Task to complete. Reproduce exactly the lines below, from the first through the one containing "return (529 - p)", and nothing more.

Data segment.
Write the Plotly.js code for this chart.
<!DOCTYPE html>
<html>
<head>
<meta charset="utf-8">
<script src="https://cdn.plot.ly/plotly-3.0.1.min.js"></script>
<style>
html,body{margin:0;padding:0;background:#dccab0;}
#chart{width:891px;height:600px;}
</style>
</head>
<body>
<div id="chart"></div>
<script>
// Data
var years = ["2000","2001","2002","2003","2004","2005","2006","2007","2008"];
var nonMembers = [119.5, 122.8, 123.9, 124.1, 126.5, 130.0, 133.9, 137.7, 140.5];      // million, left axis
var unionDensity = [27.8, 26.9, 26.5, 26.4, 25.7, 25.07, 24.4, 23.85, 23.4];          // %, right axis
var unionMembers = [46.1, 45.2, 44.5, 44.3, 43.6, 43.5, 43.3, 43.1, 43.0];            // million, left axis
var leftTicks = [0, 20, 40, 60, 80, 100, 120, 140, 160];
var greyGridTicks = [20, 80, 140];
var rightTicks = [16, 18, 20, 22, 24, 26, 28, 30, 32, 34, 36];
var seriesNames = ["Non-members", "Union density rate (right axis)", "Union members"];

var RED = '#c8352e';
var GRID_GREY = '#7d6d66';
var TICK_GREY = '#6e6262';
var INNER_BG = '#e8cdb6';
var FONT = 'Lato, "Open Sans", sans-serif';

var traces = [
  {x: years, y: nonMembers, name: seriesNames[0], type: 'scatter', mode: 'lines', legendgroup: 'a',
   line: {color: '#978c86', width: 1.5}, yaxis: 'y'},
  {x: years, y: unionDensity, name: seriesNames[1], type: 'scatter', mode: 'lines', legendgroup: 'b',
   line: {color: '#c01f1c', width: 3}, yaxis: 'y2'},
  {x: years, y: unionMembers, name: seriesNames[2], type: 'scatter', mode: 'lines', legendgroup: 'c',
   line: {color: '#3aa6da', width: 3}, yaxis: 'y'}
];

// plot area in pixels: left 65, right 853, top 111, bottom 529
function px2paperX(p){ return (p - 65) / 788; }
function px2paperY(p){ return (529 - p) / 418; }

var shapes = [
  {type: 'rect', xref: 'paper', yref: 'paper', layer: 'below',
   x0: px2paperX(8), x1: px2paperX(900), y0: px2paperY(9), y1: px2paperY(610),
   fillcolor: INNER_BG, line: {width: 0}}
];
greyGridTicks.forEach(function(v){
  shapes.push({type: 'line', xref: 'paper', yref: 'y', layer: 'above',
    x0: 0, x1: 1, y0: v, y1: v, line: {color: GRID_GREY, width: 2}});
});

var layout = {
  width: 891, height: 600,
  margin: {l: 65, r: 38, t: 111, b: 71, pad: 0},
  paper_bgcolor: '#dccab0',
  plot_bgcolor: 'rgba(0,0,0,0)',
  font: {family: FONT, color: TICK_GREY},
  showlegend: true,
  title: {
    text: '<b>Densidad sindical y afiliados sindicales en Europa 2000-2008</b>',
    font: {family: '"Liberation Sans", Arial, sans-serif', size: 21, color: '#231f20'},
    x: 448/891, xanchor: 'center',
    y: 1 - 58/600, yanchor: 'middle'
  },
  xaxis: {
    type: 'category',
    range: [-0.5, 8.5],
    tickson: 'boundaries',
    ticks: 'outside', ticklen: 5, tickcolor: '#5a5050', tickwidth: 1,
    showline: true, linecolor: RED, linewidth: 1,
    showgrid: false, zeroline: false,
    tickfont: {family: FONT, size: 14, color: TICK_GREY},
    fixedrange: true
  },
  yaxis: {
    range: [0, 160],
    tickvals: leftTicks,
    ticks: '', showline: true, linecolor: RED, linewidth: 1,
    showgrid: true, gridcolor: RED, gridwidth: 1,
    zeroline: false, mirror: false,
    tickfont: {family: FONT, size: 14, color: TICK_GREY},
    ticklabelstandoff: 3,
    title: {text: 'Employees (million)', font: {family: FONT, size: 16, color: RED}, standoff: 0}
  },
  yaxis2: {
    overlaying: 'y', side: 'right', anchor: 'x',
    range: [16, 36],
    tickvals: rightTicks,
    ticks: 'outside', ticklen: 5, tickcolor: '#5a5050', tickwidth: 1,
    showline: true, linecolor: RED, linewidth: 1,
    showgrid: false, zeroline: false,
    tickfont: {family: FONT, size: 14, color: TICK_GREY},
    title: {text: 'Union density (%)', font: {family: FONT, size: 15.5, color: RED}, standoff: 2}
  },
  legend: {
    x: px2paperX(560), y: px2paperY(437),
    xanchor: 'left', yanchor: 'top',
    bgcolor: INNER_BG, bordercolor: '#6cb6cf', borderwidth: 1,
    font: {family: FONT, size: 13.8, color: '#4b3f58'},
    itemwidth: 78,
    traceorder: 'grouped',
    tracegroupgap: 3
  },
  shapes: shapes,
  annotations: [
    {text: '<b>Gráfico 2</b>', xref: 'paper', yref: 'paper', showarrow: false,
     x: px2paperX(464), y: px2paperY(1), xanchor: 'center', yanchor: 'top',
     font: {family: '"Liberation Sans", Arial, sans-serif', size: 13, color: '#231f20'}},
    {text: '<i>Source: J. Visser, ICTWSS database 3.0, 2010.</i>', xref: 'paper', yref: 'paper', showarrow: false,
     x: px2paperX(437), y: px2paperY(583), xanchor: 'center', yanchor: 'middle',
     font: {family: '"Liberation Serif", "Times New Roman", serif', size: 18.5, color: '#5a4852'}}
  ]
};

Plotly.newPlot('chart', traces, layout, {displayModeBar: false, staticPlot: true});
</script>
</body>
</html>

Answer to this exercise.
Write the Plotly.js code for this chart.
<!DOCTYPE html>
<html>
<head>
<meta charset="utf-8">
<script src="https://cdn.plot.ly/plotly-3.0.1.min.js"></script>
<style>
html,body{margin:0;padding:0;background:#dccab0;}
#chart{width:891px;height:600px;}
</style>
</head>
<body>
<div id="chart"></div>
<script>
// Data
var years = ["2000","2001","2002","2003","2004","2005","2006","2007","2008"];
var nonMembers = [119.5, 122.8, 123.9, 124.1, 126.5, 130.0, 133.9, 137.7, 140.5];      // million, left axis
var unionDensity = [27.8, 26.9, 26.5, 26.4, 25.7, 25.07, 24.4, 23.85, 23.4];          // %, right axis
var unionMembers = [46.1, 45.2, 44.5, 44.3, 43.6, 43.5, 43.3, 43.1, 43.0];            // million, left axis
var leftTicks = [0, 20, 40, 60, 80, 100, 120, 140, 160];
var greyGridTicks = [20, 80, 140];
var rightTicks = [16, 18, 20, 22, 24, 26, 28, 30, 32, 34, 36];
var seriesNames = ["Non-members", "Union density rate (right axis)", "Union members"];

var RED = '#c8352e';
var GRID_GREY = '#7d6d66';
var TICK_GREY = '#6e6262';
var INNER_BG = '#e8cdb6';
var FONT = 'Lato, "Open Sans", sans-serif';

var traces = [
  {x: years, y: nonMembers, name: seriesNames[0], type: 'scatter', mode: 'lines', legendgroup: 'a',
   line: {color: '#978c86', width: 1.5}, yaxis: 'y'},
  {x: years, y: unionDensity, name: seriesNames[1], type: 'scatter', mode: 'lines', legendgroup: 'b',
   line: {color: '#c01f1c', width: 3}, yaxis: 'y2'},
  {x: years, y: unionMembers, name: seriesNames[2], type: 'scatter', mode: 'lines', legendgroup: 'c',
   line: {color: '#3aa6da', width: 3}, yaxis: 'y'}
];

// plot area in pixels: left 65, right 853, top 111, bottom 529
function px2paperX(p){ return (p - 65) / 788; }
function px2paperY(p){ return (529 - p) / 418; }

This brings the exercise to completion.